### Challenge
Retype all of the data. Every line must match exactly.
┌─ Data section
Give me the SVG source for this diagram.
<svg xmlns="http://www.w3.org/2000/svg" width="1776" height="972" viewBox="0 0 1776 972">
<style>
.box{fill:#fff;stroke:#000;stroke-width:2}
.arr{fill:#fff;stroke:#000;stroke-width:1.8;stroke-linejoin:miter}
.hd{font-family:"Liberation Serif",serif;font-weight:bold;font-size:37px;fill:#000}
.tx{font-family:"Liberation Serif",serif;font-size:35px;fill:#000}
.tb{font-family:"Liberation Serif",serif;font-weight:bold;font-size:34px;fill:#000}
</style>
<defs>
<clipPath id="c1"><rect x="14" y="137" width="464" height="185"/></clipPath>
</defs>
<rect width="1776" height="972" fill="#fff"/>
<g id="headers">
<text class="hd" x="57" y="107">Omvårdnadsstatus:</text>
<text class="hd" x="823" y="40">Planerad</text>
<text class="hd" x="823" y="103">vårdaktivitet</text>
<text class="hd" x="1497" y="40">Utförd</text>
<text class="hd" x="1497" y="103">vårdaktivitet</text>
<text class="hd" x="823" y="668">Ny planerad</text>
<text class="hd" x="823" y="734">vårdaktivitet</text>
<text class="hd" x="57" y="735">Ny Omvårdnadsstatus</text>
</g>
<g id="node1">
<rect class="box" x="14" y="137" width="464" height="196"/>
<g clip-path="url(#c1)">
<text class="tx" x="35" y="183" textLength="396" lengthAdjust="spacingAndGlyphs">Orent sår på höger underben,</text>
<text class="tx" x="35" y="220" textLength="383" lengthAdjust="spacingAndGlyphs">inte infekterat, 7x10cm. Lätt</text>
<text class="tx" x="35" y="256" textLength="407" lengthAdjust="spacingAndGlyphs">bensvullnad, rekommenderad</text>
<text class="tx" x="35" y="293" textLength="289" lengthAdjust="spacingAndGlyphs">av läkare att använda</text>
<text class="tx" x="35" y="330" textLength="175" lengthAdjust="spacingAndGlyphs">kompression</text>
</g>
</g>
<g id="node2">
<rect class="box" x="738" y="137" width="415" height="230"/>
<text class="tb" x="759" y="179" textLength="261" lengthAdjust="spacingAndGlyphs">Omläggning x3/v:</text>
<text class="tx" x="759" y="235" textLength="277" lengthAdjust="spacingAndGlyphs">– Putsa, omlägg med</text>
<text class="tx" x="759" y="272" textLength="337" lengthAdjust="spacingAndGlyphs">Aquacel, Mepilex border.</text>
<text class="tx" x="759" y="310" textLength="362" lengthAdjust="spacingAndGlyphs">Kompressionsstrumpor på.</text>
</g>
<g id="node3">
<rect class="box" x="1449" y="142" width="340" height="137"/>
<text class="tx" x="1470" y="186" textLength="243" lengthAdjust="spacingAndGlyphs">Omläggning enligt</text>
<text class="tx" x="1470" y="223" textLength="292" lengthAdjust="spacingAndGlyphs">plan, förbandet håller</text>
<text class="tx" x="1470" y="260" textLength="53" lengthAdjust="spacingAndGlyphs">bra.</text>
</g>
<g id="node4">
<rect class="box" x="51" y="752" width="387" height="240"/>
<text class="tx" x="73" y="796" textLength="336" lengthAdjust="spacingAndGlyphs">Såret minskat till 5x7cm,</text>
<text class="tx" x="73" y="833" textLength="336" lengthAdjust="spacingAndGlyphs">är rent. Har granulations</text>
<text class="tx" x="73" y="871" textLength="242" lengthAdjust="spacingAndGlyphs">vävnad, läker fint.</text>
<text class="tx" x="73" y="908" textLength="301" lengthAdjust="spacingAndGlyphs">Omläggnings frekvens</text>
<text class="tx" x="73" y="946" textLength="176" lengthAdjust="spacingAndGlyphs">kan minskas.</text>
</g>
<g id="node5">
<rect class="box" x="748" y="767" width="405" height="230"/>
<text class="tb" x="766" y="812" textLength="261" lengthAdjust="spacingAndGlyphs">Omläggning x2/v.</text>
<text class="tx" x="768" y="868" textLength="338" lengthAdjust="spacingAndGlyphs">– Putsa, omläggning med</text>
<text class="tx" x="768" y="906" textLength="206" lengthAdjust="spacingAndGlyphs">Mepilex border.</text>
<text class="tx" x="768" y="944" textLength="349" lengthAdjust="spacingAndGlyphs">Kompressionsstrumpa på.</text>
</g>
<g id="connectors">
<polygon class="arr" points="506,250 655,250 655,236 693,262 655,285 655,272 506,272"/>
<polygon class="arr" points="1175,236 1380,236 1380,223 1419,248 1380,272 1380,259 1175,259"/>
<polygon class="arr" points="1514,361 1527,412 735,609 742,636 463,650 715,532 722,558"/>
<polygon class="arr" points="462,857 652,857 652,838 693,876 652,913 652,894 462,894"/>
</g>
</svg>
└─
### Task output
Give me the SVG source for this diagram.
<svg xmlns="http://www.w3.org/2000/svg" width="1776" height="972" viewBox="0 0 1776 972">
<style>
.box{fill:#fff;stroke:#000;stroke-width:2}
.arr{fill:#fff;stroke:#000;stroke-width:1.8;stroke-linejoin:miter}
.hd{font-family:"Liberation Serif",serif;font-weight:bold;font-size:37px;fill:#000}
.tx{font-family:"Liberation Serif",serif;font-size:35px;fill:#000}
.tb{font-family:"Liberation Serif",serif;font-weight:bold;font-size:34px;fill:#000}
</style>
<defs>
<clipPath id="c1"><rect x="14" y="137" width="464" height="185"/></clipPath>
</defs>
<rect width="1776" height="972" fill="#fff"/>
<g id="headers">
<text class="hd" x="57" y="107">Omvårdnadsstatus:</text>
<text class="hd" x="823" y="40">Planerad</text>
<text class="hd" x="823" y="103">vårdaktivitet</text>
<text class="hd" x="1497" y="40">Utförd</text>
<text class="hd" x="1497" y="103">vårdaktivitet</text>
<text class="hd" x="823" y="668">Ny planerad</text>
<text class="hd" x="823" y="734">vårdaktivitet</text>
<text class="hd" x="57" y="735">Ny Omvårdnadsstatus</text>
</g>
<g id="node1">
<rect class="box" x="14" y="137" width="464" height="196"/>
<g clip-path="url(#c1)">
<text class="tx" x="35" y="183" textLength="396" lengthAdjust="spacingAndGlyphs">Orent sår på höger underben,</text>
<text class="tx" x="35" y="220" textLength="383" lengthAdjust="spacingAndGlyphs">inte infekterat, 7x10cm. Lätt</text>
<text class="tx" x="35" y="256" textLength="407" lengthAdjust="spacingAndGlyphs">bensvullnad, rekommenderad</text>
<text class="tx" x="35" y="293" textLength="289" lengthAdjust="spacingAndGlyphs">av läkare att använda</text>
<text class="tx" x="35" y="330" textLength="175" lengthAdjust="spacingAndGlyphs">kompression</text>
</g>
</g>
<g id="node2">
<rect class="box" x="738" y="137" width="415" height="230"/>
<text class="tb" x="759" y="179" textLength="261" lengthAdjust="spacingAndGlyphs">Omläggning x3/v:</text>
<text class="tx" x="759" y="235" textLength="277" lengthAdjust="spacingAndGlyphs">– Putsa, omlägg med</text>
<text class="tx" x="759" y="272" textLength="337" lengthAdjust="spacingAndGlyphs">Aquacel, Mepilex border.</text>
<text class="tx" x="759" y="310" textLength="362" lengthAdjust="spacingAndGlyphs">Kompressionsstrumpor på.</text>
</g>
<g id="node3">
<rect class="box" x="1449" y="142" width="340" height="137"/>
<text class="tx" x="1470" y="186" textLength="243" lengthAdjust="spacingAndGlyphs">Omläggning enligt</text>
<text class="tx" x="1470" y="223" textLength="292" lengthAdjust="spacingAndGlyphs">plan, förbandet håller</text>
<text class="tx" x="1470" y="260" textLength="53" lengthAdjust="spacingAndGlyphs">bra.</text>
</g>
<g id="node4">
<rect class="box" x="51" y="752" width="387" height="240"/>
<text class="tx" x="73" y="796" textLength="336" lengthAdjust="spacingAndGlyphs">Såret minskat till 5x7cm,</text>
<text class="tx" x="73" y="833" textLength="336" lengthAdjust="spacingAndGlyphs">är rent. Har granulations</text>
<text class="tx" x="73" y="871" textLength="242" lengthAdjust="spacingAndGlyphs">vävnad, läker fint.</text>
<text class="tx" x="73" y="908" textLength="301" lengthAdjust="spacingAndGlyphs">Omläggnings frekvens</text>
<text class="tx" x="73" y="946" textLength="176" lengthAdjust="spacingAndGlyphs">kan minskas.</text>
</g>
<g id="node5">
<rect class="box" x="748" y="767" width="405" height="230"/>
<text class="tb" x="766" y="812" textLength="261" lengthAdjust="spacingAndGlyphs">Omläggning x2/v.</text>
<text class="tx" x="768" y="868" textLength="338" lengthAdjust="spacingAndGlyphs">– Putsa, omläggning med</text>
<text class="tx" x="768" y="906" textLength="206" lengthAdjust="spacingAndGlyphs">Mepilex border.</text>
<text class="tx" x="768" y="944" textLength="349" lengthAdjust="spacingAndGlyphs">Kompressionsstrumpa på.</text>
</g>
<g id="connectors">
<polygon class="arr" points="506,250 655,250 655,236 693,262 655,285 655,272 506,272"/>
<polygon class="arr" points="1175,236 1380,236 1380,223 1419,248 1380,272 1380,259 1175,259"/>
<polygon class="arr" points="1514,361 1527,412 735,609 742,636 463,650 715,532 722,558"/>
<polygon class="arr" points="462,857 652,857 652,838 693,876 652,913 652,894 462,894"/>
</g>
</svg>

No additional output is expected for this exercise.